Junction, Texas, here I come! (BTW, I had no idea where Junction, TX is – it appears as if it’s in a rather isolated location with lots of quiet – sounds good to me.)

Le Frog and the Rev 1.5

Le Frog
Originally uploaded by Bassoon Man.

Isn’t this great – flying frogs! The one pictured here is a “small” one – only ten feet long. This lovely creature was launched on Sunday (three days ago) when my boy and I went to Huntington Beach to fly our new Rev 1.5. A video, created by my cell phone (isn’t technology great?!), was posted earlier. As noted, there wasn’t much wind so our flying experiences were limited. Just the same, I was still able to capture a few photographs as evidenced by this picture.

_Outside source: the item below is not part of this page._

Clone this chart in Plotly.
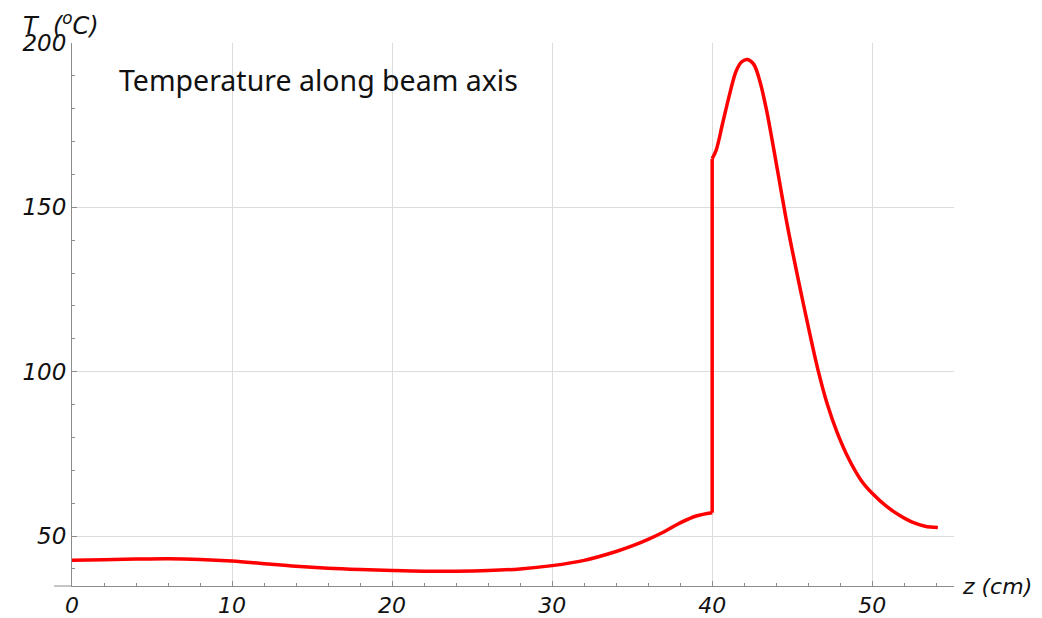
import plotly.graph_objects as go

# Temperature along beam axis (lower section, before the step at z=40 cm)
z_low = [0, 2, 4, 6, 8, 10, 12, 14, 16, 18, 20, 22, 24, 26, 28, 30, 32, 34, 35, 36, 37, 38, 39, 40]
T_low = [42.6, 42.8, 43.0, 43.1, 42.9, 42.4, 41.6, 40.8, 40.2, 39.8, 39.5, 39.3, 39.3, 39.5, 40.0,
         41.0, 42.6, 45.3, 47.0, 49.0, 51.3, 54.0, 56.1, 57.1]

# step at z=40 cm
z_step = [40, 40]
T_step = [57.1, 164.8]

# upper section after the step
z_high = [40, 40.25, 40.65, 41.1, 41.5, 41.85, 42.2, 42.6, 43.0, 43.4, 43.8, 44.2, 44.6, 45.0, 45.5,
          46.0, 46.6, 47.2, 47.8, 48.5, 49.3, 50.0, 50.9, 51.7, 52.5, 53.3, 54.1]
T_high = [164.8, 167.4, 175.5, 184.6, 191.5, 194.3, 195.0, 193.5, 188.0, 179.5, 169.0, 158.0, 147.0,
          137.0, 125.2, 113.8, 100.8, 90.0, 81.6, 73.8, 67.0, 63.0, 59.0, 56.3, 54.2, 53.0, 52.6]

x_ticks = [0, 10, 20, 30, 40, 50]
y_ticks = [50, 100, 150, 200]

RED = "#ff0000"
AXIS = "#8c8c8c"
GRID = "#dcdcdc"
YTICKFONT = dict(family="DejaVu Sans", size=23, color="#111111", style="italic")
XTICKFONT = dict(family="DejaVu Sans", size=22, color="#111111", style="italic")

X_MIN, X_MAX = 0, 55.11
Y_MIN, Y_MAX = 34.8, 200

OFF = 8  # page body margin
W, H = 1042 - OFF, 618 - OFF
L, T = 72 - OFF, 43 - OFF
PW, PH = 882, 543
R, B = W - L - PW, H - T - PH

def px(xp):  # page x -> paper
    return (xp - OFF - L) / PW

def py(yp):  # page y -> paper
    return 1 - (yp - OFF - T) / PH

fig = go.Figure()
for xs, ys, shape in [(z_low, T_low, "spline"), (z_step, T_step, "linear"), (z_high, T_high, "spline")]:
    fig.add_trace(go.Scatter(x=xs, y=ys, mode="lines",
                             line=dict(color=RED, width=3.5, shape=shape, smoothing=1.0),
                             showlegend=False, hoverinfo="skip"))

fig.update_layout(
    width=W, height=H,
    margin=dict(l=L, r=R, t=T, b=B),
    paper_bgcolor="white", plot_bgcolor="white",
    xaxis=dict(range=[X_MIN, X_MAX], tickvals=x_ticks, ticks="inside", ticklen=5,
               tickcolor=AXIS, showline=True, linecolor=AXIS, linewidth=1,
               showgrid=True, gridcolor=GRID, gridwidth=1, zeroline=False,
               tickfont=XTICKFONT, automargin=False,
               minor=dict(dtick=2, tick0=0, ticks="inside", ticklen=3, tickcolor=AXIS, showgrid=False)),
    yaxis=dict(range=[Y_MIN, Y_MAX], tickvals=y_ticks, ticks="inside", ticklen=5,
               tickcolor=AXIS, showline=True, linecolor=AXIS, linewidth=1,
               showgrid=True, gridcolor=GRID, gridwidth=1, zeroline=False,
               tickfont=YTICKFONT, ticklabelstandoff=0, automargin=False,
               minor=dict(dtick=10, tick0=0, ticks="inside", ticklen=3, tickcolor=AXIS, showgrid=False)),
    shapes=[
        # x-axis line extends slightly left of the y-axis
        dict(type="line", xref="paper", yref="paper", x0=-18 / PW, x1=0, y0=0, y1=0,
             line=dict(color=AXIS, width=1)),
    ],
    annotations=[
        dict(text="Temperature along beam axis", xref="paper", yref="paper",
             x=px(117), y=py(80), xanchor="left", yanchor="middle",
             showarrow=False, font=dict(family="Noto Sans", size=28.5, color="#111111")),
        dict(text="T&nbsp; (<sup>o</sup>C)", xref="paper", yref="paper",
             x=px(21), y=py(24), xanchor="left", yanchor="middle",
             showarrow=False, font=dict(family="DejaVu Sans", size=24, color="#111111", style="italic")),
        dict(text="z (cm)", xref="paper", yref="paper",
             x=px(960), y=0, xanchor="left", yanchor="middle",
             showarrow=False, font=dict(family="DejaVu Sans", size=22, color="#111111", style="italic")),
    ],
)

fig.write_html("out.html")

As previously mentioned, my boy was the one who spent most of the time trying to fly the Rev 1.5 on Sunday. I took a jaunt down to the beach the next day (Monday) with the hope that there might be enough wind for me to try but alas, that wasn’t to be. I returned yesterday fully expecting there to be no wind again but I was wrong! While there wasn’t a lot, there was a sudden change in weather and the beach was very foggy – and there was enough wind for me to actually get the Rev 1.5 airborne. To say the least, it was a blast! Of course, I’m still a beginner but the fact that I was able to get the kite up was a great accomplishment (at least for me).

The most difficult time I had was with launching the kite. Once airborne, the kite is extremely sensitive to the manner in which the lines (there are four) are manipulated. The instructions stated that it’s best to get the kite as high as possible and attempt to keep it there. That was a bit more of a challenge because once the kite reached its maximum altitude, it seemed to want to stall and come down – I had to move the kite from side to side in order to keep it aloft. Of course, this may have been due to the wind conditions but I don’t have enough experience yet to say with any certainty.